What makes a mod portable

Once a mod leaves the personal experiment stage, packaging becomes part of the craft. The official Bay 12 Games modding guide says mods no longer live inside save files in newer versions, which means a modded save has to be installed on every computer where that save will be loaded. That one shift changes the social shape of modding too: sharing becomes a matter of distribution and compatibility, not just making a change in isolation.

The same guide gives the basic container language that every new modder has to learn. Mods include an `info.txt` file and one or both of the standard `objects` and `graphics` folders. That simple packaging model explains why the ecosystem has room for both raw-only edits and visual mods, and it also explains why the wiki’s publishing help for Steam Workshop matters so much. If you want other players to actually use what you made, the structure of the package matters as much as the idea behind it.

That is also where DFFD fits in. The archive serves as a dedicated file repository for Dwarf Fortress mods, utilities, pregenerated worlds, and more, giving the community a central place to store and browse the tools that make the scene work. A mod ecosystem stays alive when it has somewhere to live after the first upload, and DFFD gives Dwarf Fortress that shelf space.

Lua scripting opens a deeper layer

The next rung up the ladder is Lua. The wiki identifies Lua scripting as a feature of Dwarf Fortress’s modding system, and notes that it arrived experimentally in version 51.06 before being incorporated into 52.01. That history matters because it marks a shift from mostly file-based edits to behavior-level changes, where modders can reach into systems that used to feel out of bounds.

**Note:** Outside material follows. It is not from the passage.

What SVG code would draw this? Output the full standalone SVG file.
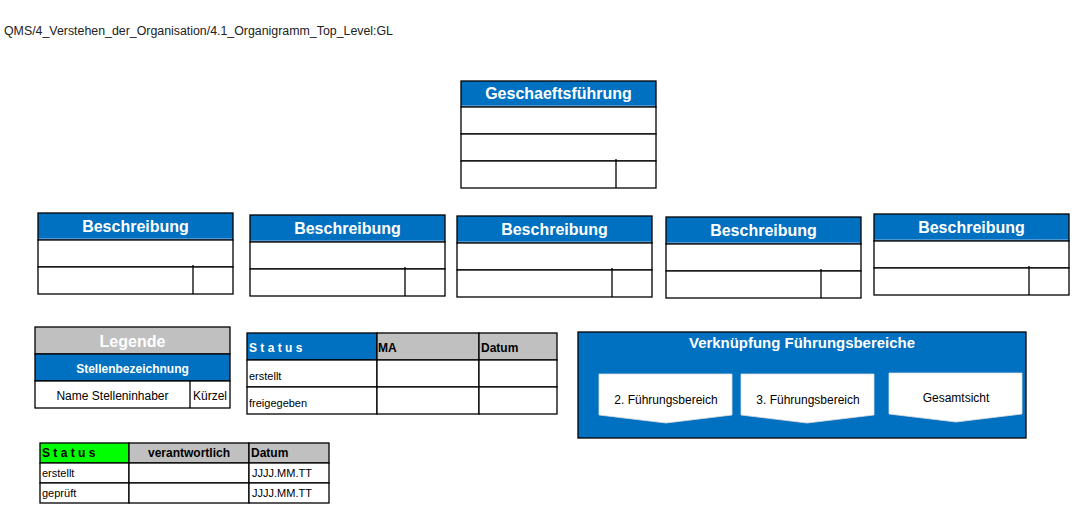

Bay 12 Games says the Lua update affects procedurally generated objects such as forgotten beasts, divine curses, divine items, necromancers and their lieutenants and experiments, evil weather, and related systems. Those are not minor edge cases. They are some of the game’s most recognizable sources of weirdness, which means Lua gives modders a way to shape the drama that makes a fortress feel uniquely Dwarf Fortress in the first place. The Steam community announcement that put the Lua update on the main branch only underlines how far this layer has moved from experimental novelty to standard part of the toolkit.

A community built around help, not just files

The wiki does more than list mechanics. Its modding portal acts like a hub, linking to the official DFRaws repository, a wiki mirror, Steam Workshop publishing help, and the places where players actually ask questions. The official modding subforum on the Bay 12 Forums is part of that web, and so are the Kitfox Discord channels. That mix tells you something important about the culture around the game: modding is treated as social infrastructure, not just technical labor.

The result is a scene that can support very different kinds of authors. One person can make a convenience mod that smooths out a rough edge. Another can rebalance the economy, adjust content for flavor, or overhaul whole systems. The wiki’s broad coverage, the Bay 12 guide’s packaging rules, Lua’s reach into generated content, and DFFD’s archive all reinforce the same point: Dwarf Fortress has enough moving parts to reward both tiny interventions and ambitious rebuilds.

For a newcomer, that is the real map. The ladder starts with tokens in raws, climbs through `info.txt` and folders that make a mod portable, and keeps going into Lua and shared community tools. What used to look like one opaque skill now reads like a spectrum, and the game’s famous complexity is exactly what makes that spectrum possible.